Three years later, Betty Anne lives with her husband, Rick (Loren Dean) and two sons, Richard and Ben. She is frantic that she has not heard from Kenny, who calls her every week, and she is finally told that he tried to commit suicide in prison. Betty Anne decides to go back to school and become a lawyer so she can free him, but her husband is skeptical and unsupportive, and eventually they split up. As Betty Anne struggles with being a working mother going to law school at Roger Williams University in Rhode Island, we see flashbacks of her life growing up with Kenny. Their mother was callous and uncaring, allowing her eight children (by seven different fathers) to grow up almost feral. Kenny and Betty Anne were very close, and used to break into neighborhood homes together just to feel like part of a normal family, until they were sent to separate foster homes. She continues to visit him, working in a bar while going to school, until her sons decide to move in with their Dad. Struggling in school, demoralized and exhausted, she stops going to classes, until a friend from school, played by Minnie Driver, comes to her house and prods her to just get up, get dressed, and get back to class.

In her study group, Betty Anne learns about the new field of DNA testing and realizes this could be the key to overturning Kenny's conviction. She contacts attorney Barry Scheck from the Innocence Project.
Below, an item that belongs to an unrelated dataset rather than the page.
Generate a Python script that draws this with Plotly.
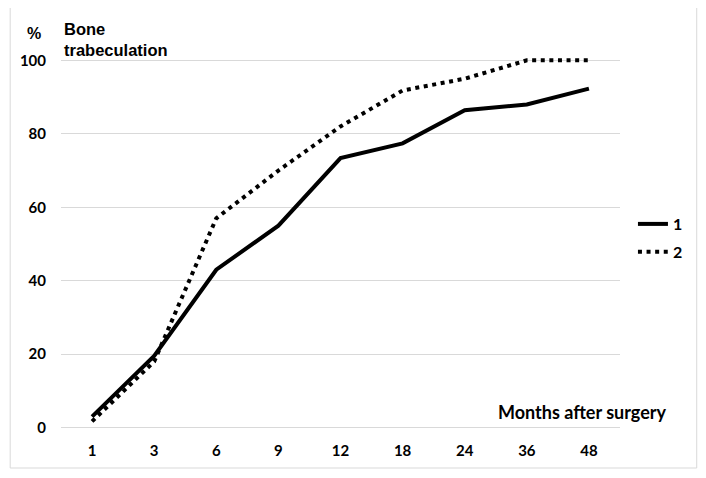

The backlog of cases will mean waiting more than a year unless she can pass the bar and find the blood evidence from Kenny's trial herself to have it tested. At first she is stonewalled, then told the evidence was destroyed, but she refuses to give up, and she and her friend Abra (Minnie Driver) embark an an odyssey to recover any evidence that might still be stored away somewhere. At the time of the trial, Kenny's blood type was shown to be identical to the killer's but DNA testing didn't exist. In the process, Betty Anne learns from an acquaintance who is now a police officer that Nancy Taylor was fired from the police department for fabricating evidence in another case. This deepens Betty Anne's suspicions about Kenny's conviction and the "evidence" given at trial."
Finally the DNA results come back and "the survey says...."

I hate spoilers so I won't tell you how the movie turns out. You'll have to see it yourself if you want to. I will say ... there are some interesting twists as they navigate several challenging hurdles along the way. It's Rated R for a bloody murder scene at the beginning and for language (Sam Rockwell and his buddies, especially his co-inmates, make for an intriguing bunch....). If you can get past the f-bombs (I didn't appreciate them but they were true to form), the story is strong—one of the best I've seen about not caving to life's trials. The language is a little jarring, but the story is worth it. The characters are raw and the actors spot on.